Earlier in the week in the ft.com/managementblog, Stefan Stern posted about passing the parent test, referring to the remark by Stephen Hester, chief executive of Royal Bank of Scotland, to the Treasury Select Committee: “If you asked my mother and father about my pay they would say it is too high.” Stern went on (and this is what caught my eye),

We should always be ready to explain to close family members what it is we do at work, and why. The FT columnist John Kay prefers this sort of practical morality to any sort of imposed code of behaviour. If you would be embarrassed telling friends or family about aspects your job, the chances are you should not be doing it, he has said.

This is the practical morality that Bill Knight was writing about.

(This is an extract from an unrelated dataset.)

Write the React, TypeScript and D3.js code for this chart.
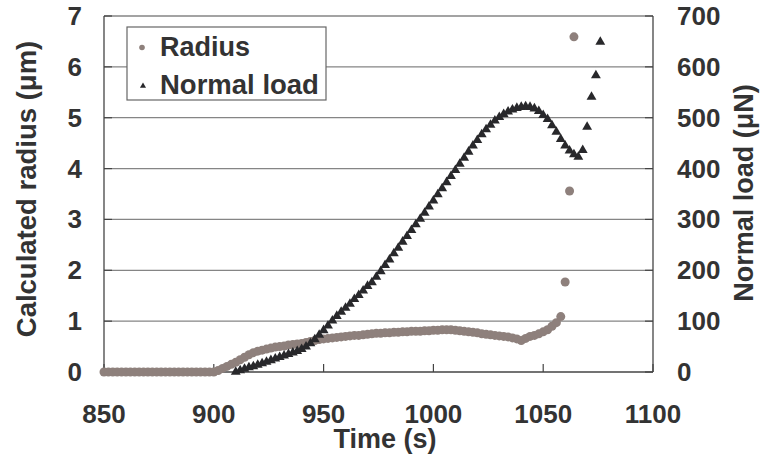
import React, { useEffect, useRef } from 'react';
import * as d3 from 'd3';

// Radius (µm), sampled every 2 s from 850 s
const radiusTimes: number[] = d3.range(850, 1065, 2);
const radiusValues: number[] = [
  0, 0, 0, 0, 0, 0, 0, 0, 0, 0, 0, 0, 0, 0, 0, 0, 0, 0, 0, 0, 0, 0, 0, 0, 0, 0,
  0.03, 0.07, 0.11, 0.15, 0.19, 0.24, 0.29, 0.34, 0.38, 0.41, 0.43, 0.45, 0.47, 0.49,
  0.50, 0.51, 0.53, 0.54, 0.55, 0.56, 0.58, 0.60, 0.62, 0.64, 0.65, 0.66, 0.67, 0.68,
  0.69, 0.70, 0.71, 0.72, 0.72, 0.73, 0.74, 0.75, 0.76, 0.76, 0.77, 0.77, 0.78, 0.78,
  0.79, 0.79, 0.80, 0.80, 0.80, 0.81, 0.81, 0.82, 0.82, 0.83, 0.83, 0.83, 0.82, 0.81,
  0.80, 0.79, 0.78, 0.77, 0.75, 0.74, 0.73, 0.72, 0.71, 0.70, 0.69, 0.67, 0.65, 0.62,
  0.66, 0.70, 0.72, 0.75, 0.79, 0.83, 0.90, 0.97, 1.09, 1.77, 3.56, 6.59,
];

// Normal load (µN), sampled every 2 s from 910 s
const loadTimes: number[] = d3.range(910, 1077, 2);
const loadValues: number[] = [
  0, 3, 6, 9, 11, 14, 17, 20, 23, 26, 29, 32, 35, 38, 41, 45, 50, 56, 64, 73,
  82, 91, 101, 110, 118, 126, 134, 143, 151, 160, 169, 176, 187, 198, 210, 221, 233, 244, 256, 267,
  279, 290, 301, 313, 325, 337, 349, 361, 373, 385, 397, 409, 421, 433, 445, 456, 467, 477, 486, 494,
  501, 507, 512, 516, 519, 521, 522, 521, 518, 513, 505, 497, 485, 472, 458, 445, 435, 428, 423, 436,
  482, 541, 583, 649,
];

const xTicks = [850, 900, 950, 1000, 1050, 1100];
const leftTicks = [0, 1, 2, 3, 4, 5, 6, 7];
const rightTicks = [0, 100, 200, 300, 400, 500, 600, 700];

const W = 762;
const H = 456;
const FONT = 'Arial, "Liberation Sans", sans-serif';
const RADIUS_COLOR = '#8e807c';
const LOAD_COLOR = '#28282b';
const TEXT_COLOR = '#333333';

const App: React.FC = () => {
  const svgRef = useRef<SVGSVGElement>(null);

  useEffect(() => {
    if (!svgRef.current) return;
    const svg = d3.select(svgRef.current);
    svg.selectAll('*').remove();

    const left = 104, right = 653, top = 16, bottom = 372;

    const x = d3.scaleLinear().domain([850, 1100]).range([left, right]);
    const yL = d3.scaleLinear().domain([0, 7]).range([bottom, top]);
    const yR = d3.scaleLinear().domain([0, 700]).range([bottom, top]);

    svg.append('rect').attr('width', W).attr('height', H).attr('fill', '#fff');

    // gridlines
    svg.append('g')
      .selectAll('line')
      .data(leftTicks.slice(1))
      .enter()
      .append('line')
      .attr('x1', left)
      .attr('x2', right)
      .attr('y1', d => yL(d))
      .attr('y2', d => yL(d))
      .attr('stroke', '#858585')
      .attr('stroke-width', 1.3);

    // axes lines
    const axisColor = '#444';
    svg.append('line').attr('x1', left).attr('x2', right).attr('y1', bottom).attr('y2', bottom)
      .attr('stroke', axisColor).attr('stroke-width', 1.3);
    svg.append('line').attr('x1', left).attr('x2', left).attr('y1', top).attr('y2', bottom)
      .attr('stroke', axisColor).attr('stroke-width', 1.3);
    svg.append('line').attr('x1', right).attr('x2', right).attr('y1', top).attr('y2', bottom)
      .attr('stroke', axisColor).attr('stroke-width', 1.3);

    // inner ticks
    svg.append('g').selectAll('line').data(xTicks).enter().append('line')
      .attr('x1', d => x(d)).attr('x2', d => x(d))
      .attr('y1', bottom).attr('y2', bottom - 8)
      .attr('stroke', axisColor).attr('stroke-width', 1.2);
    svg.append('g').selectAll('line').data(leftTicks).enter().append('line')
      .attr('x1', left).attr('x2', left + 8)
      .attr('y1', d => yL(d)).attr('y2', d => yL(d))
      .attr('stroke', axisColor).attr('stroke-width', 1.2);
    svg.append('g').selectAll('line').data(rightTicks).enter().append('line')
      .attr('x1', right - 8).attr('x2', right)
      .attr('y1', d => yR(d)).attr('y2', d => yR(d))
      .attr('stroke', axisColor).attr('stroke-width', 1.2);

    const label = (sel: d3.Selection<SVGTextElement, any, any, any>, size = 26) =>
      sel.attr('font-family', FONT).attr('font-weight', 'bold')
        .attr('font-size', size).attr('fill', TEXT_COLOR);

    // tick labels
    label(svg.append('g').selectAll('text').data(xTicks).enter().append('text')
      .attr('x', d => x(d)).attr('y', 423).attr('text-anchor', 'middle')
      .text(d => d) as any);
    label(svg.append('g').selectAll('text').data(leftTicks).enter().append('text')
      .attr('x', 82).attr('y', d => yL(d) + 9).attr('text-anchor', 'end')
      .text(d => d) as any);
    label(svg.append('g').selectAll('text').data(rightTicks).enter().append('text')
      .attr('x', 677).attr('y', d => yR(d) + 9).attr('text-anchor', 'start')
      .text(d => d) as any);

    // axis titles
    label(svg.append('text').attr('x', 385).attr('y', 448).attr('text-anchor', 'middle')
      .text('Time (s)'), 27);
    label(svg.append('text').attr('transform', 'translate(36,189) rotate(-90)')
      .attr('text-anchor', 'middle').text('Calculated radius (μm)'), 27.5);
    label(svg.append('text').attr('transform', 'translate(753,193) rotate(-90)')
      .attr('text-anchor', 'middle').text('Normal load (μN)'), 27);

    // radius series
    const radiusData = radiusTimes.map((t, i) => ({ t, v: radiusValues[i] }));
    svg.append('g').selectAll('circle').data(radiusData).enter().append('circle')
      .attr('cx', d => x(d.t)).attr('cy', d => yL(d.v)).attr('r', 4.5)
      .attr('fill', RADIUS_COLOR);

    // load series
    const loadData = loadTimes.map((t, i) => ({ t, v: loadValues[i] }));
    const tri = d3.symbol().type(d3.symbolTriangle).size(42);
    svg.append('g').selectAll('path').data(loadData).enter().append('path')
      .attr('d', tri as any)
      .attr('transform', d => `translate(${x(d.t)},${yR(d.v)})`)
      .attr('fill', LOAD_COLOR);

    // legend
    const lg = svg.append('g');
    lg.append('rect').attr('x', 127).attr('y', 27).attr('width', 199).attr('height', 73)
      .attr('fill', '#fff').attr('stroke', '#666').attr('stroke-width', 1.2);
    lg.append('circle').attr('cx', 142).attr('cy', 47.5).attr('r', 2.8).attr('fill', RADIUS_COLOR);
    lg.append('path').attr('d', d3.symbol().type(d3.symbolTriangle).size(16)() as string)
      .attr('transform', 'translate(143,86)').attr('fill', LOAD_COLOR);
    label(lg.append('text').attr('x', 160).attr('y', 56).text('Radius'), 27);
    label(lg.append('text').attr('x', 160).attr('y', 94).text('Normal load'), 27.5);
  }, []);

  return (
    <div style={{ position: 'absolute', left: 0, top: 0 }}>
      <svg ref={svgRef} width={W} height={H} style={{ display: 'block' }} />
    </div>
  );
};

export default App;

The danger is failing to look beyond our formal Code of  Conduct; assuming that if our actions do not infringe the Code, they must be acceptable.  This ignores the possibility that certain behaviour may not be professional misconduct but may be professionally unethical. Having said that, the purpose behind Rule 1, as set out in the general guidance, was to ‘define the values which should shape your professional character and be displayed in your professional behaviour’: perhaps the intent behind Rule 1, and I was a member of the Committee that drafted it, has not translated into action as we had hoped. Finally, a formal Code is no guarantee either that lawyers will recognise moral dilemmas, or, having done so, will act ethically.

Should I just buy bigger glasses?

I sometimes wonder about the world our politicians and their advisers live in (although as reports of this alternative universe (nearly) always come to me through the media, perhaps a pinch of salt is a necessary accompaniment). I was much taken by this morning’s report (no online link available) G&T at home? Mine’s a double by Kate Devlin in the Telegraph (a quick read of the Telegraph is the alternative to listening to Today on Radio 4, if you like a little irritation to kick-start your day).

Apparently, according  to a study conducted for the Government’s Know Your Limits campaign, when pouring drinks at home, we get the measures wrong (i.e. we get carried away and end up drinking much more than we mean to).

What I most liked was the idea that if only we had this pointed out to us, we would start pouring the ‘correct’ amount. What’s the betting that we will soon be able to get optics on the NHS?